STATED TASK: Quote every line below exactly and skip any picture.

GIVEN DATA:
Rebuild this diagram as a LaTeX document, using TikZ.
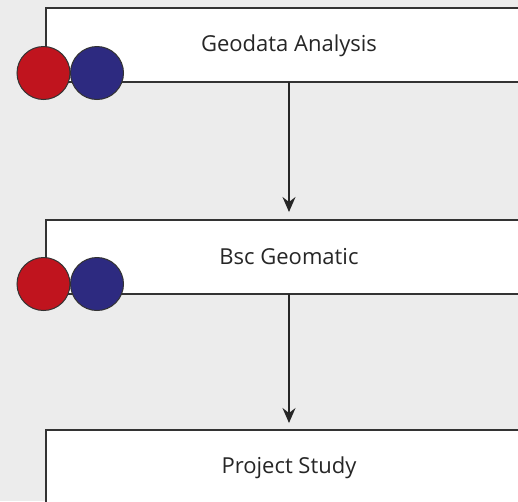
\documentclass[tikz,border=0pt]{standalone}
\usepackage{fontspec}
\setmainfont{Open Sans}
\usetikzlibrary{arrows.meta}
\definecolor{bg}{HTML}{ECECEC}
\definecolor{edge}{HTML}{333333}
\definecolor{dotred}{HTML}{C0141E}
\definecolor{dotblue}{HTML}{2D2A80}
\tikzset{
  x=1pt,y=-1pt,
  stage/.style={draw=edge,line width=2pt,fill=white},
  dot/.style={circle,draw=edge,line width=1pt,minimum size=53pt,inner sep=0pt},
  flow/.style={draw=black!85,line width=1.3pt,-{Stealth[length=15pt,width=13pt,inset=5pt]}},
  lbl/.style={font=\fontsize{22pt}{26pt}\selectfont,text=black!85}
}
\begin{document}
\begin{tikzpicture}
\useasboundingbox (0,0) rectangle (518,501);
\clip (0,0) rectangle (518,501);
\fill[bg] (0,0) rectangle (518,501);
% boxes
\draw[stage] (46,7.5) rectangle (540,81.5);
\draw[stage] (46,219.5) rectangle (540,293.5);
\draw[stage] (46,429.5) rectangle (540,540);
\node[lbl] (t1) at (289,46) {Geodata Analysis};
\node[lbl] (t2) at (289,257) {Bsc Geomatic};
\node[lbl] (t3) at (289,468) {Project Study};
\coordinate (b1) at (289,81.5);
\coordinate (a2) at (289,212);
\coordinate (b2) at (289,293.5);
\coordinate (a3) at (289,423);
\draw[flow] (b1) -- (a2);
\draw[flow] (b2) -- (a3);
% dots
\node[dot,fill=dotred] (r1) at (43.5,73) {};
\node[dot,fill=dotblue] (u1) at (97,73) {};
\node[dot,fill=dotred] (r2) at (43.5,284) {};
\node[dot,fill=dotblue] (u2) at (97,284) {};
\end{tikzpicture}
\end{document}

FINISHED EXERCISE:
Rebuild this diagram as a LaTeX document, using TikZ.
\documentclass[tikz,border=0pt]{standalone}
\usepackage{fontspec}
\setmainfont{Open Sans}
\usetikzlibrary{arrows.meta}
\definecolor{bg}{HTML}{ECECEC}
\definecolor{edge}{HTML}{333333}
\definecolor{dotred}{HTML}{C0141E}
\definecolor{dotblue}{HTML}{2D2A80}
\tikzset{
  x=1pt,y=-1pt,
  stage/.style={draw=edge,line width=2pt,fill=white},
  dot/.style={circle,draw=edge,line width=1pt,minimum size=53pt,inner sep=0pt},
  flow/.style={draw=black!85,line width=1.3pt,-{Stealth[length=15pt,width=13pt,inset=5pt]}},
  lbl/.style={font=\fontsize{22pt}{26pt}\selectfont,text=black!85}
}
\begin{document}
\begin{tikzpicture}
\useasboundingbox (0,0) rectangle (518,501);
\clip (0,0) rectangle (518,501);
\fill[bg] (0,0) rectangle (518,501);
% boxes
\draw[stage] (46,7.5) rectangle (540,81.5);
\draw[stage] (46,219.5) rectangle (540,293.5);
\draw[stage] (46,429.5) rectangle (540,540);
\node[lbl] (t1) at (289,46) {Geodata Analysis};
\node[lbl] (t2) at (289,257) {Bsc Geomatic};
\node[lbl] (t3) at (289,468) {Project Study};
\coordinate (b1) at (289,81.5);
\coordinate (a2) at (289,212);
\coordinate (b2) at (289,293.5);
\coordinate (a3) at (289,423);
\draw[flow] (b1) -- (a2);
\draw[flow] (b2) -- (a3);
% dots
\node[dot,fill=dotred] (r1) at (43.5,73) {};
\node[dot,fill=dotblue] (u1) at (97,73) {};
\node[dot,fill=dotred] (r2) at (43.5,284) {};
\node[dot,fill=dotblue] (u2) at (97,284) {};
\end{tikzpicture}
\end{document}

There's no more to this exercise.